It’s easy to be distracted by the bells and whistles of learning technology, hence the Learning Technologies Conference is focusing on the ‘what’, the ‘how’ and the ‘why’, says its chairman Donald H Taylor.
The Learning Technologies Conference sees several themes converge that have been running in the learning and development (L&D) profession for some years. This idea is summed up in Jay Cross’s opening keynote: Learning – All Change. The workplace and its learning tools are changing, Jay will say, and will ask whether the profession is smart enough to stay ahead.
The nub of this change is that workplace L&D is no longer only about efficient content delivery. It is about increasing organisational effectiveness. This is reflected in the conference theme: Driving workforce performance through learning and development. And the conference itself divides into three themes: the What, the How and the Why of workplace learning and development.
Technology-supported learning and development now has the tools (the ‘what’), the experience of integrating and implementing them (the ‘how’), and a clear sense of how these learning programmes are linked to organisational objectives (the ‘why’).
Is the idea of learning 2.0, based on web 2.0 technologies, just hype? There is a strong argument to say that open, distributed learning, driven by connected individuals is a growing reality in the workplace. It’s complex; it’s networked and it’s messy, but that’s how people like to learn. You may or may not like the term – I’m not sure that I do – but it has stuck, and what it represents is certainly real.
The most obvious instance of learning 2.0 is social networking. To the traditional, centrally-controlled training department this can be a scary prospect, because there is a chance that social networks – typified by tools such as Facebook – can help spread bad practice. They can also, however, work in the other direction – aiding the spread of expertise, teamwork and coaching. The conference speakers will examine both sides.
Other pressing concerns come from HR: how do we police social networking? How do we ensure that it isn’t a drain on resources and an opportunity for workplace bullying? Fortunately, there are practical answers to these questions.
Mobile learning was hugely popular in 2007– but has it lived up to the hype? The conference considers some real-world implementations of mobile learning, and where that trend will be going next. The same is true for gaming and virtual worlds – very exciting and popular, but how do you employ this technology to the best effect in your organisation for the sake of real learning? And how do you do it without blowing your L&D budget in the first month?
Not all of the tools we discuss on the technology track were designed for learning, as Jane Hart will show. She invited learning practitioners and commentators to reveal their 10 favourite tools for learning. Over 100 responded. The results will be presented and discussed, and should give everyone cause for thought: what are the most popular tools, and what do they tell us about how learning is really practiced in the workplace?
It’s easy to be distracted by the bells and whistles of learning technology. The ‘how’ is about putting those technologies to work effectively.
This means more than just deploying them well. It also means understanding something about how people learn: what motivates them, and about how their minds work. It also means understanding some of the blockers that others can place in the way of learning – motivational, cultural and practical.
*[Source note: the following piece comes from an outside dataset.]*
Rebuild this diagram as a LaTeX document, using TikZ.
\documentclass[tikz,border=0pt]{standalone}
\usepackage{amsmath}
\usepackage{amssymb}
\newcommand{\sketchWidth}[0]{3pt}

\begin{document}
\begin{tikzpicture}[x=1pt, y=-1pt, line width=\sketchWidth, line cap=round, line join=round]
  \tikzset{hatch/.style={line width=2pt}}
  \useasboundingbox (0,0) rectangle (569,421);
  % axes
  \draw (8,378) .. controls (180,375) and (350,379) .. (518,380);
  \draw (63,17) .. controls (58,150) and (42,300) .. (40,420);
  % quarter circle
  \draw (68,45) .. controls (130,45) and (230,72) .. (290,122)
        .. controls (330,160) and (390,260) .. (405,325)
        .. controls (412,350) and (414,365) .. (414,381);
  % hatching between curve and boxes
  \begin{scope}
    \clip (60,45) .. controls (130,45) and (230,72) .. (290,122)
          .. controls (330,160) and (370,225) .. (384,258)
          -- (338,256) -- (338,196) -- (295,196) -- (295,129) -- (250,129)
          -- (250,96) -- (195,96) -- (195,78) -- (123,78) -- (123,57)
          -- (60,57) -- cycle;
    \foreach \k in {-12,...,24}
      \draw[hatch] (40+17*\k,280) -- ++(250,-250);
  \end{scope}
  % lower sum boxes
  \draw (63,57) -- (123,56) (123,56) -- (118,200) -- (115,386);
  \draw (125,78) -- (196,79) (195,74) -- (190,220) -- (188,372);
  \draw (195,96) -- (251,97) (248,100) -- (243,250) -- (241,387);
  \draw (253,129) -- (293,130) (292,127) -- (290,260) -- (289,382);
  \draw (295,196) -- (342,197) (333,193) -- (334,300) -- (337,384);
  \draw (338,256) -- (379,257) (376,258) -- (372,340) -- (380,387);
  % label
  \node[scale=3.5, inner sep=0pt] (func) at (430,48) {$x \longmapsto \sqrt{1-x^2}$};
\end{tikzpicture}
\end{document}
Neuro-scientist Dr Itiel Dror will open the second day with a series of startling explanations of how the mind works, and explore the ramifications for learning professionals. For all the time he spends in the laboratory, Dr Dror is a born communicator, and this will be a popular keynote.
As our understanding of the power of informal learning grows, the importance of tapping into it by making content available via more than one delivery mechanism becomes vital. What, then, are the best ways of designing, creating and deploying content effectively? These three questions are each dealt with separately at the conference, through combinations of practical case studies and theoretical considerations.
Why bother at all?
The conference’s look at the ‘why’ of learning technologies is underpinned by this: how does learning improve organisational capability and performance?
Managers and executives now know that people and their skills are crucial for organisational success – they just don’t know how to make the most of them. This is a golden opportunity for L&D professionals, and the conference examines this from three points of view.
First, we look at focusing the L&D department on organisational performance, not on departmental activity. Training delivered can no longer be our measure of success. It is essential instead to demonstrate how training increases individuals’ competency for their job. If there are no definitions of these competencies, then the L&D department must take the lead in creating and using them.
Second – following the focus on performance – we explore how to demonstrate the value delivered by learning and development. The L&D department must categorically show how this increased competence translates into workplace impact, and explain it in terms that the executives who ask the question ‘why?’ will understand.
Finally, what does all this mean to the learning and development professional? There is a personal challenge here and a great opportunity, too. As Nigel Paine, former head of L&D for the BBC will point out in his closing plenary, the digital workspace opens up a world of possibility for the ambitious L&D professional who wants to make an impact.
Technology is making it possible for the learning and development professional to go further than ever before. It’s time for us to take up the opportunity.